Extracted records ▸
▬▬▬▬▬▬▬▬▬▬

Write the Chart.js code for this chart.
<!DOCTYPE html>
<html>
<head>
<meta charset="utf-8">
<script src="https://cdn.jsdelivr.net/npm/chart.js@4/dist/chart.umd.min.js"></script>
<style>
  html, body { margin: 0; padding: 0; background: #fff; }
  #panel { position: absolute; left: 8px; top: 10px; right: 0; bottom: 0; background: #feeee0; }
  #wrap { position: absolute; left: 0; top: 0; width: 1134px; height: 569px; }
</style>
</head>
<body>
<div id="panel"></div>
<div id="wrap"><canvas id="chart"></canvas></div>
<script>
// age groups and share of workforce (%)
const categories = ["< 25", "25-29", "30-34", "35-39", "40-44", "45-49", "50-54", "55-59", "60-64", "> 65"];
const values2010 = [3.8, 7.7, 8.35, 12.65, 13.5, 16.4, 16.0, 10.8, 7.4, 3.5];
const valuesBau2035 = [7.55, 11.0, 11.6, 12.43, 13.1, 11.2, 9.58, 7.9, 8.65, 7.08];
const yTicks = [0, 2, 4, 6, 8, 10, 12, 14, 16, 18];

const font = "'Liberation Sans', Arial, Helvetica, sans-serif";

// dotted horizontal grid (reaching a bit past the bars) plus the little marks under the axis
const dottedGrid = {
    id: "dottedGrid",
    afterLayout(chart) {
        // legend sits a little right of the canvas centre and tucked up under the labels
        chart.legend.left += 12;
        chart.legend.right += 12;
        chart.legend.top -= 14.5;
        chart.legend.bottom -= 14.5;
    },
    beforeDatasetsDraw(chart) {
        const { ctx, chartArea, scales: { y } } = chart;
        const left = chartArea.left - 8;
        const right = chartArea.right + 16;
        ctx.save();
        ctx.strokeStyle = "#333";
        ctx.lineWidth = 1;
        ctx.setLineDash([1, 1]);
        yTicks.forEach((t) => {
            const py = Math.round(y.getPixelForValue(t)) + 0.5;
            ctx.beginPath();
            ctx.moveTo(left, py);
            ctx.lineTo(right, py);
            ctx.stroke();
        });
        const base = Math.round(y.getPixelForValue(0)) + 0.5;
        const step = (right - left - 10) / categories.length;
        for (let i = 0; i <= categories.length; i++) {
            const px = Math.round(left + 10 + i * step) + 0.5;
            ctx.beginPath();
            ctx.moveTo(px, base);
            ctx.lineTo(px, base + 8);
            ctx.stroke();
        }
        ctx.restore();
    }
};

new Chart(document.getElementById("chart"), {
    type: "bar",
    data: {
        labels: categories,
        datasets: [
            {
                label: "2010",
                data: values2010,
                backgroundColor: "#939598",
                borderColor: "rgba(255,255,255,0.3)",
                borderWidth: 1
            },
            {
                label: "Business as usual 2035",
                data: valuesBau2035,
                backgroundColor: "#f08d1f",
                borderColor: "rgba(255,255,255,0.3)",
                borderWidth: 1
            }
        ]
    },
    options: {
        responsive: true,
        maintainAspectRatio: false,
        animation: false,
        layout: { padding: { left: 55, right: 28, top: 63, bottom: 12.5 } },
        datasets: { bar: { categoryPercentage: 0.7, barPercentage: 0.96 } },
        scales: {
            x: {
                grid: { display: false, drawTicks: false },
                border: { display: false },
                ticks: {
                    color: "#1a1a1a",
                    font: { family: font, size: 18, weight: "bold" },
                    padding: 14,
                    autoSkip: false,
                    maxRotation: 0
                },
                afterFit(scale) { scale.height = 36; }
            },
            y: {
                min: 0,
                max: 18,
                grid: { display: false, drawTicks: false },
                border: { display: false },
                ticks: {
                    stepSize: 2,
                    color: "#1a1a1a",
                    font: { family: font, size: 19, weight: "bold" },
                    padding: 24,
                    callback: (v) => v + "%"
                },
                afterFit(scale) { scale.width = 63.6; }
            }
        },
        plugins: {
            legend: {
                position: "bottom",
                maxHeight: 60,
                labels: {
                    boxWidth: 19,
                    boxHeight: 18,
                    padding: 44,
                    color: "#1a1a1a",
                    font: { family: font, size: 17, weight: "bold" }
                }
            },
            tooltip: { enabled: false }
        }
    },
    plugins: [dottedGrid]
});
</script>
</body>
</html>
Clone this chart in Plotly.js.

▬▬▬▬▬▬▬▬▬▬

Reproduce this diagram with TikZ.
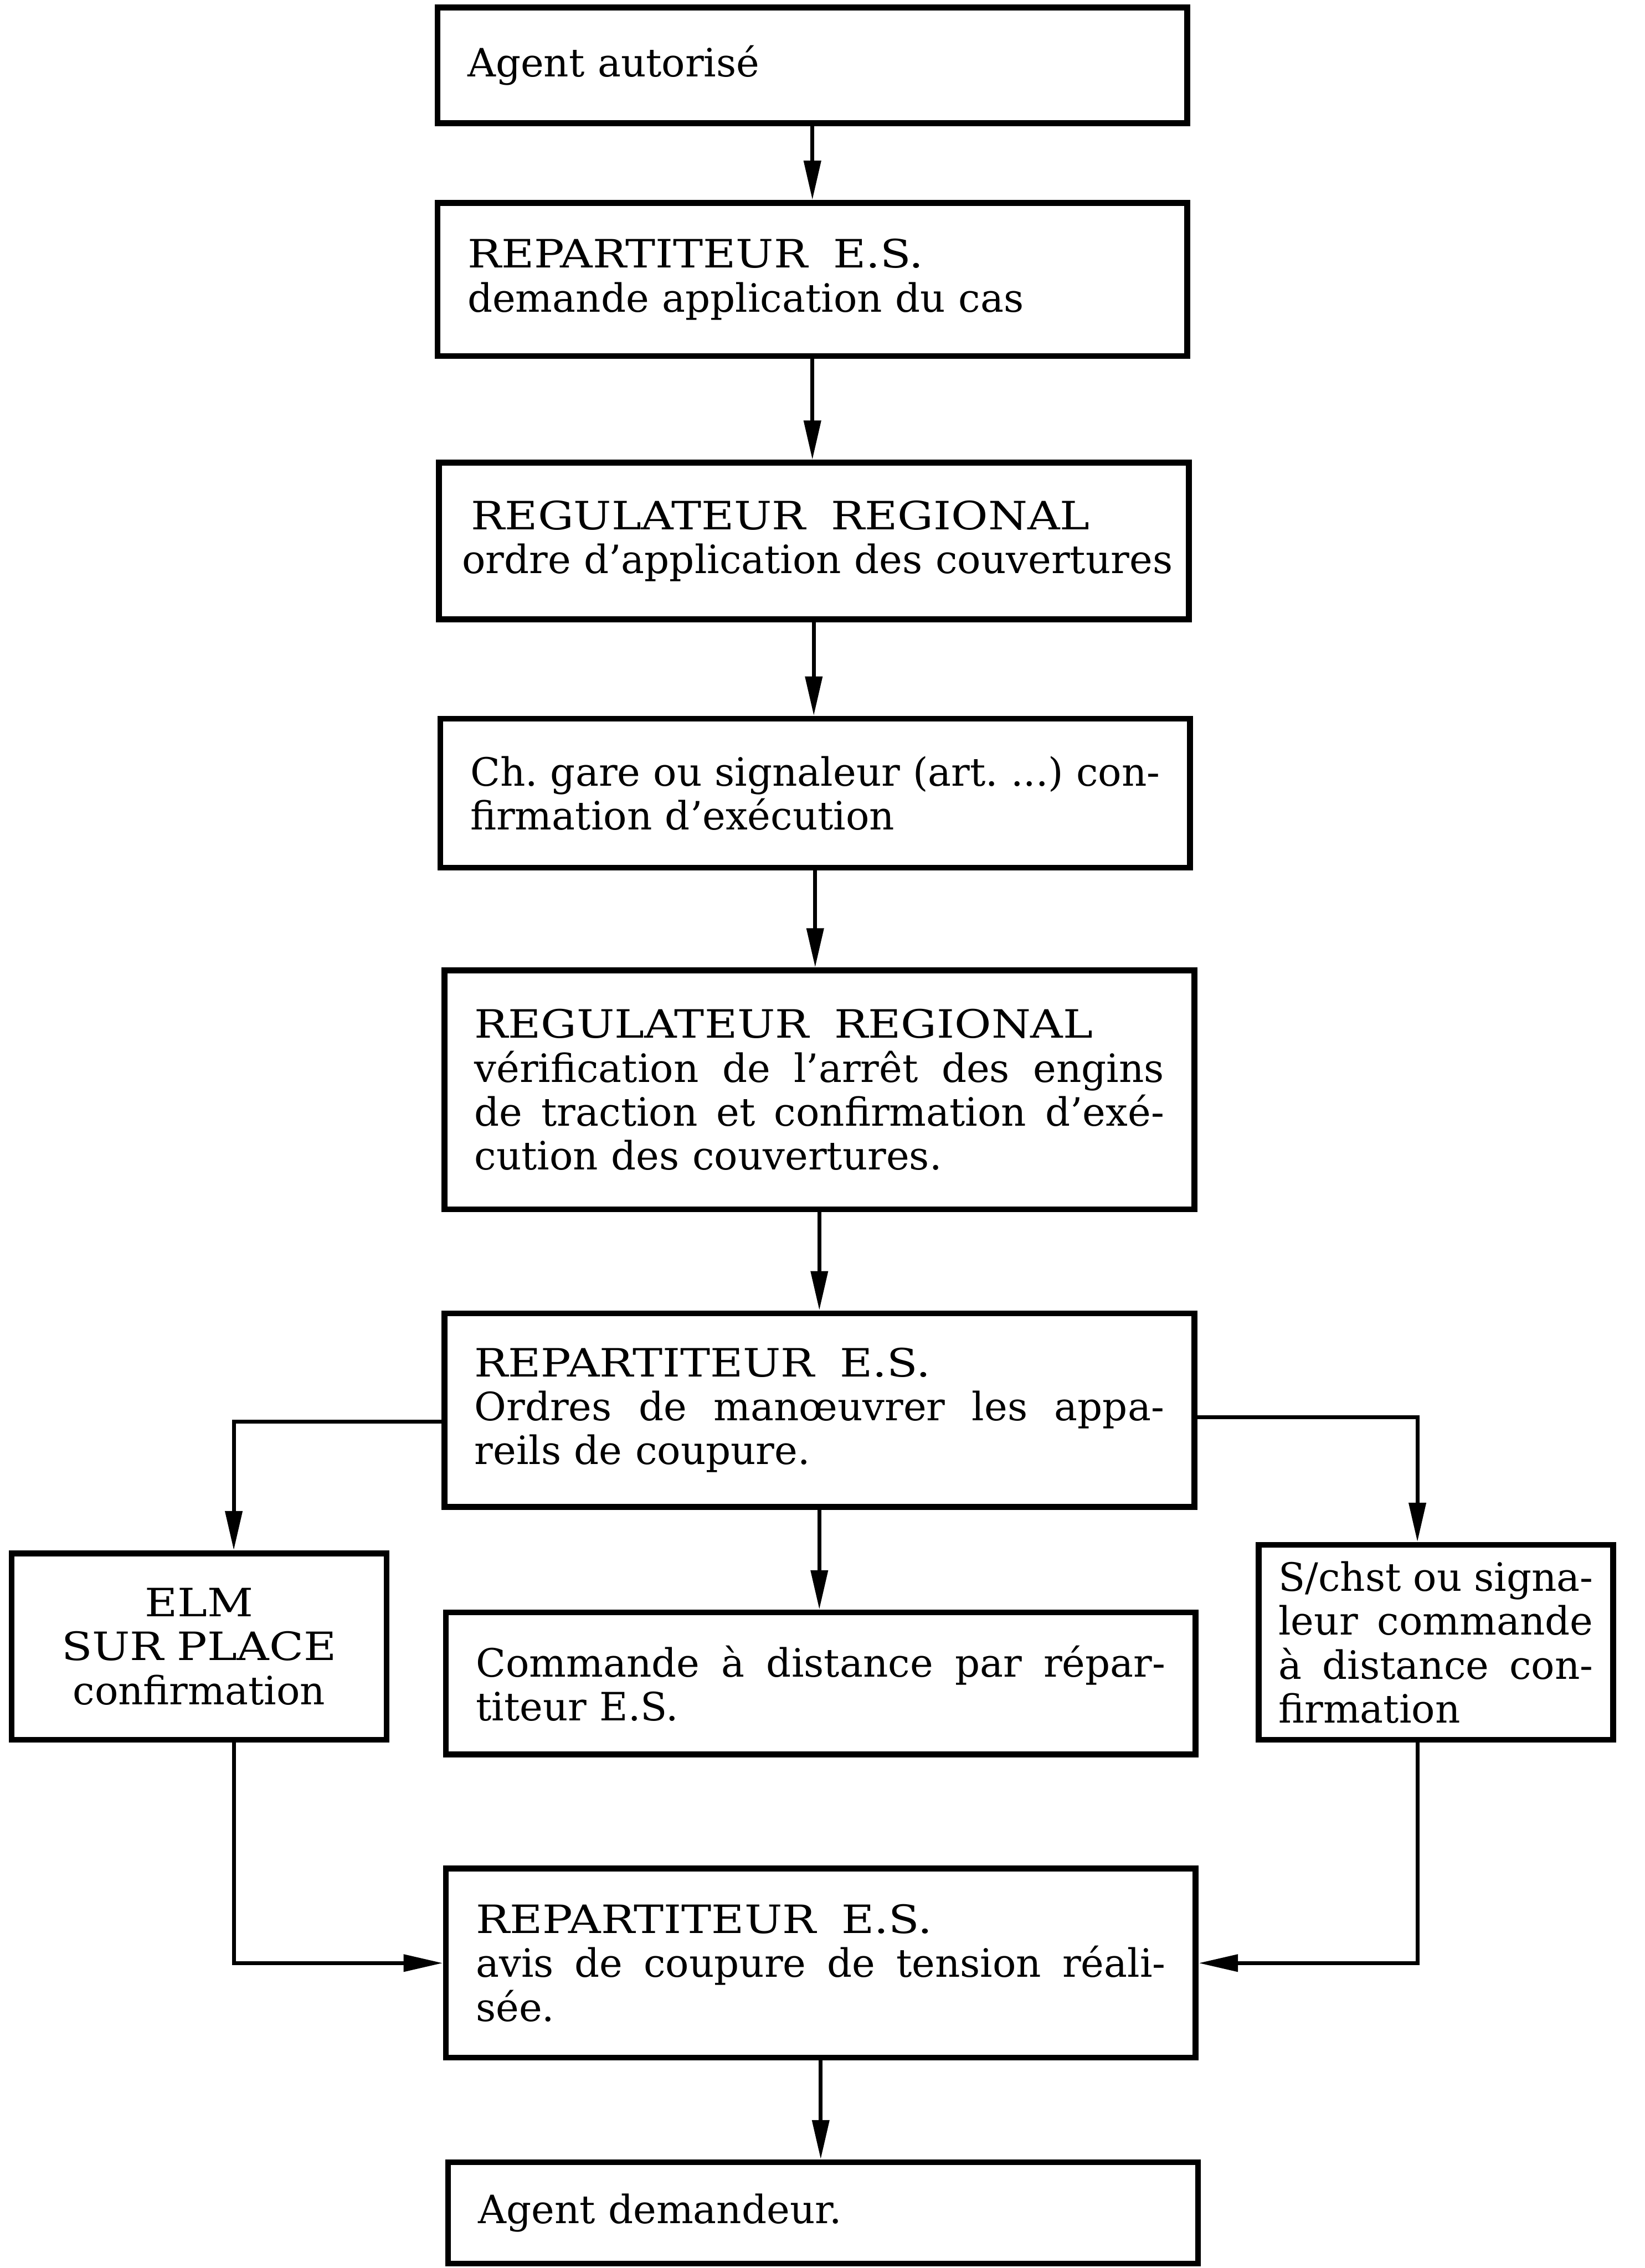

▬▬▬▬▬▬▬▬▬▬

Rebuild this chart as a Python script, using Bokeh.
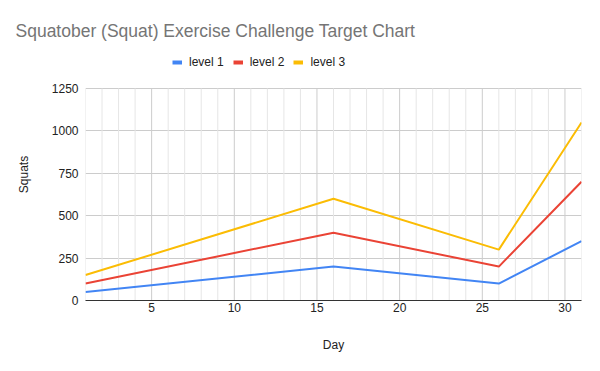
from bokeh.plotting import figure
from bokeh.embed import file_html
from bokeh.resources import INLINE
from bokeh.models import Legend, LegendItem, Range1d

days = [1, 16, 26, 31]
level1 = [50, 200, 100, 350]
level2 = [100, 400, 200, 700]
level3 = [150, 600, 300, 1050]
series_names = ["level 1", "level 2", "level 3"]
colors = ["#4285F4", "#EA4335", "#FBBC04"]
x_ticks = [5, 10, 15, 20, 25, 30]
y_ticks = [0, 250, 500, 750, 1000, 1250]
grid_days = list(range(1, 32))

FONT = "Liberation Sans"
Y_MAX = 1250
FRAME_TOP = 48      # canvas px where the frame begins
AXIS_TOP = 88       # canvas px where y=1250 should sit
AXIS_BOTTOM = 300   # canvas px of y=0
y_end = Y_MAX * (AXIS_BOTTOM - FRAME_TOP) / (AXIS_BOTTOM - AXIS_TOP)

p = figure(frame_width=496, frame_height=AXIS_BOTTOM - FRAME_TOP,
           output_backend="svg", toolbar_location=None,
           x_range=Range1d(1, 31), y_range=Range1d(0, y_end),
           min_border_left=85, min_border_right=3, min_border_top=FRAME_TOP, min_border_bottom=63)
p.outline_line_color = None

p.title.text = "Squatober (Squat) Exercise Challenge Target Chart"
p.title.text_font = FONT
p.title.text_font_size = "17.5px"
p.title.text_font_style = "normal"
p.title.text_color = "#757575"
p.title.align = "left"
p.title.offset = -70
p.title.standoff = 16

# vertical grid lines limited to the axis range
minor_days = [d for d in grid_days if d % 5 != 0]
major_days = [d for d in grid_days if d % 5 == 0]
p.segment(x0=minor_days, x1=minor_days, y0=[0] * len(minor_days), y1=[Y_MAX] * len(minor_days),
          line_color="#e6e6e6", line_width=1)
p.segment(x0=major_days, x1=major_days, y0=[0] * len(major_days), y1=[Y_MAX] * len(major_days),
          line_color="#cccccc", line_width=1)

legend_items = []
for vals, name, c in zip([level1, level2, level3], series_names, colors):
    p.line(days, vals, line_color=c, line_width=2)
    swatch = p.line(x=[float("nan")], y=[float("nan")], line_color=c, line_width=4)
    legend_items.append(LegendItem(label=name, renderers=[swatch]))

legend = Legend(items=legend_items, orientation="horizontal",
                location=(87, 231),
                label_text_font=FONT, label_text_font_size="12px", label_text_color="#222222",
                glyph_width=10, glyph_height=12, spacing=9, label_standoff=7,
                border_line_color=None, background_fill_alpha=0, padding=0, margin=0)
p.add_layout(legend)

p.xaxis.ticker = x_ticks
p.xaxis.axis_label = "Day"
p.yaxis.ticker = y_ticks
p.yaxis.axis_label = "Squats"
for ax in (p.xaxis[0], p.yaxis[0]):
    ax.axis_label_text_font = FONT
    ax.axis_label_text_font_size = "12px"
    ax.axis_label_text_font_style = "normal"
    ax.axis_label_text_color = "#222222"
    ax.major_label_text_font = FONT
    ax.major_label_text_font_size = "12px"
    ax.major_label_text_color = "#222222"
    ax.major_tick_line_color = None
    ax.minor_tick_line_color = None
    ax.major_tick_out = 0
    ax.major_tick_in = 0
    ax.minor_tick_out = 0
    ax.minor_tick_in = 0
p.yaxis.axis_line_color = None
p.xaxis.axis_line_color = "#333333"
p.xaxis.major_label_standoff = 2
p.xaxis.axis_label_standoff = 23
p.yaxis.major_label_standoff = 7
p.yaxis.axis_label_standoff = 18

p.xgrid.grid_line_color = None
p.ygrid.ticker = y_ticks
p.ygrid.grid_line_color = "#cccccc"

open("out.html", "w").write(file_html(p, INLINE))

▬▬▬▬▬▬▬▬▬▬

Written instruction ▸ Can you give again only the lines between the one containing "Rebuild this chart" and the one containing "legend_items.append(LegendItem(label=name, renderers=[swatch]))", counting both, exactly as they appear and without any pictures?

Correct output ▸
Rebuild this chart as a Python script, using Bokeh.
from bokeh.plotting import figure
from bokeh.embed import file_html
from bokeh.resources import INLINE
from bokeh.models import Legend, LegendItem, Range1d

days = [1, 16, 26, 31]
level1 = [50, 200, 100, 350]
level2 = [100, 400, 200, 700]
level3 = [150, 600, 300, 1050]
series_names = ["level 1", "level 2", "level 3"]
colors = ["#4285F4", "#EA4335", "#FBBC04"]
x_ticks = [5, 10, 15, 20, 25, 30]
y_ticks = [0, 250, 500, 750, 1000, 1250]
grid_days = list(range(1, 32))

FONT = "Liberation Sans"
Y_MAX = 1250
FRAME_TOP = 48      # canvas px where the frame begins
AXIS_TOP = 88       # canvas px where y=1250 should sit
AXIS_BOTTOM = 300   # canvas px of y=0
y_end = Y_MAX * (AXIS_BOTTOM - FRAME_TOP) / (AXIS_BOTTOM - AXIS_TOP)

p = figure(frame_width=496, frame_height=AXIS_BOTTOM - FRAME_TOP,
           output_backend="svg", toolbar_location=None,
           x_range=Range1d(1, 31), y_range=Range1d(0, y_end),
           min_border_left=85, min_border_right=3, min_border_top=FRAME_TOP, min_border_bottom=63)
p.outline_line_color = None

p.title.text = "Squatober (Squat) Exercise Challenge Target Chart"
p.title.text_font = FONT
p.title.text_font_size = "17.5px"
p.title.text_font_style = "normal"
p.title.text_color = "#757575"
p.title.align = "left"
p.title.offset = -70
p.title.standoff = 16

# vertical grid lines limited to the axis range
minor_days = [d for d in grid_days if d % 5 != 0]
major_days = [d for d in grid_days if d % 5 == 0]
p.segment(x0=minor_days, x1=minor_days, y0=[0] * len(minor_days), y1=[Y_MAX] * len(minor_days),
          line_color="#e6e6e6", line_width=1)
p.segment(x0=major_days, x1=major_days, y0=[0] * len(major_days), y1=[Y_MAX] * len(major_days),
          line_color="#cccccc", line_width=1)

legend_items = []
for vals, name, c in zip([level1, level2, level3], series_names, colors):
    p.line(days, vals, line_color=c, line_width=2)
    swatch = p.line(x=[float("nan")], y=[float("nan")], line_color=c, line_width=4)
    legend_items.append(LegendItem(label=name, renderers=[swatch]))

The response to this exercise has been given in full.